El Haj identified the precise metrics RS2 will monitor to judge the success of its co-branded issuing approach: active users, spend per user, revenue generated per account and take rate. These measures will inform whether the firm’s issuing operations deliver both scale and attractive contribution margins as it competes more directly with fintech platforms.
Speaking about the expected pace of results, El Haj outlined a phased timeline. He said early signs of customer engagement should be visible within six months, with stronger engagement typically developing between six and 12 months. Management expects "clear proof of scalable and sustainable economics" to emerge in a 12-24 month window.
These public performance benchmarks mark the most explicit guidance RS2’s leadership has provided since the company’s Beyond by RS2 unit gained principal issuing membership with both Visa and Mastercard in Europe last November. That status enables the firm to issue payment cards and sponsor BINs directly, rather than relying on third-party banks for sponsorship.

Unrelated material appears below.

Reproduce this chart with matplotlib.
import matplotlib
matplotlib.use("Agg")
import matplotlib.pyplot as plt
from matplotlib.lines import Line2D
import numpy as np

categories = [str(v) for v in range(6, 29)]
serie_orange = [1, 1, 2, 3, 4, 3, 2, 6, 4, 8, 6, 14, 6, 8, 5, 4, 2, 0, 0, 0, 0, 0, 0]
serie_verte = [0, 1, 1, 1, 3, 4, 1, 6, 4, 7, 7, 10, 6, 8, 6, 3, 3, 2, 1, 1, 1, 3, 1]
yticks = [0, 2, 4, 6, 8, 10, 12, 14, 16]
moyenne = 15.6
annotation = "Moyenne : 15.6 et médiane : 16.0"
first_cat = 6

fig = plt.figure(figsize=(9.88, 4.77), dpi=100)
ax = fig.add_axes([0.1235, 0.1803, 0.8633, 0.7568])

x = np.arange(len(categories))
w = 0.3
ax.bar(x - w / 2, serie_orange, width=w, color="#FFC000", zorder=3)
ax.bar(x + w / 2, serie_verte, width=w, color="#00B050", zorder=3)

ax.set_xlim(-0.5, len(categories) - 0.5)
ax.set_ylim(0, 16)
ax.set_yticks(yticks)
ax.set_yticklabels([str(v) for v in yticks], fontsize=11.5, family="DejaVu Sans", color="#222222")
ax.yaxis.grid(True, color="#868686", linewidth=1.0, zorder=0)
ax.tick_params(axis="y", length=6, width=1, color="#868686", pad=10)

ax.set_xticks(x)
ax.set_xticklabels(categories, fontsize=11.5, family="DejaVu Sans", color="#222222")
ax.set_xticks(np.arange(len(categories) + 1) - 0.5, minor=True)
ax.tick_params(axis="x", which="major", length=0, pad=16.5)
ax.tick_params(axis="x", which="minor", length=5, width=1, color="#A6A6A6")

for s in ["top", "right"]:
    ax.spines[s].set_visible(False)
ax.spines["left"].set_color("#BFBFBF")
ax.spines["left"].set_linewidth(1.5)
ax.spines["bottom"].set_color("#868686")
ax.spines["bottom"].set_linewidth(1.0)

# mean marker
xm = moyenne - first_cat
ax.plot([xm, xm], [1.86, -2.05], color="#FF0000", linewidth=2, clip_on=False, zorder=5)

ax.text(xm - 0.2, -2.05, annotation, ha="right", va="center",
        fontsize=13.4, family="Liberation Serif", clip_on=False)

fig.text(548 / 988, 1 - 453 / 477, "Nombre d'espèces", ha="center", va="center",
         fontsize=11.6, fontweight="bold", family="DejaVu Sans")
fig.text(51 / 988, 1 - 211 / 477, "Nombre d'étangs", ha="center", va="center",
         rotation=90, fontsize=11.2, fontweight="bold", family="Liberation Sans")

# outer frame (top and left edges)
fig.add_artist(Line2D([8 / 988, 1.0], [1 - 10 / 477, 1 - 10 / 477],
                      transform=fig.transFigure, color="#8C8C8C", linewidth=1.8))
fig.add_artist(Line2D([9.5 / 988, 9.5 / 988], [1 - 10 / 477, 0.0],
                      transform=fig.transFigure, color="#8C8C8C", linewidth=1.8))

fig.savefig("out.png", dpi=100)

RS2 already operates as a payments processor for large acquirers, including Worldpay, and has historically reported steady profits from its payments infrastructure business. El Haj said that existing profitability from those operations gives RS2 a cushion and makes raising outside capital optional. He did, however, leave open the possibility of fundraising if strategic M&A opportunities emerge - specifically acquisitions that could secure regional licences or add niche capabilities.
"Growth is not pursued at the expense of profitability, but through carefully selected opportunities with clear returns," El Haj said, framing capital deployment as selective and return-focused.
On competitive positioning, RS2 presents its value proposition as a modular, configurable infrastructure tailored for banks and heavily regulated environments, distinguishing itself from what El Haj described as a "one-size-fits-all model" offered by some larger fintech platforms. He suggested this approach gives RS2 an advantage when servicing clients that require bespoke or regulation-aware solutions, rather than commodity SDKs and APIs.
Operationally, the company has already launched a pilot co-branded issuing programme in Germany, supporting a fan engagement ecosystem for the Nurnberg Ice Tigers ice hockey club. RS2 plans to expand across the European Union through licence passporting as it scales the issuing business.
The path El Haj set out ties measurable user and revenue metrics to a clear timetable for validation. If those thresholds are met within the stated window, RS2 intends to demonstrate that direct issuing can be an economically durable extension of its payments infrastructure franchise.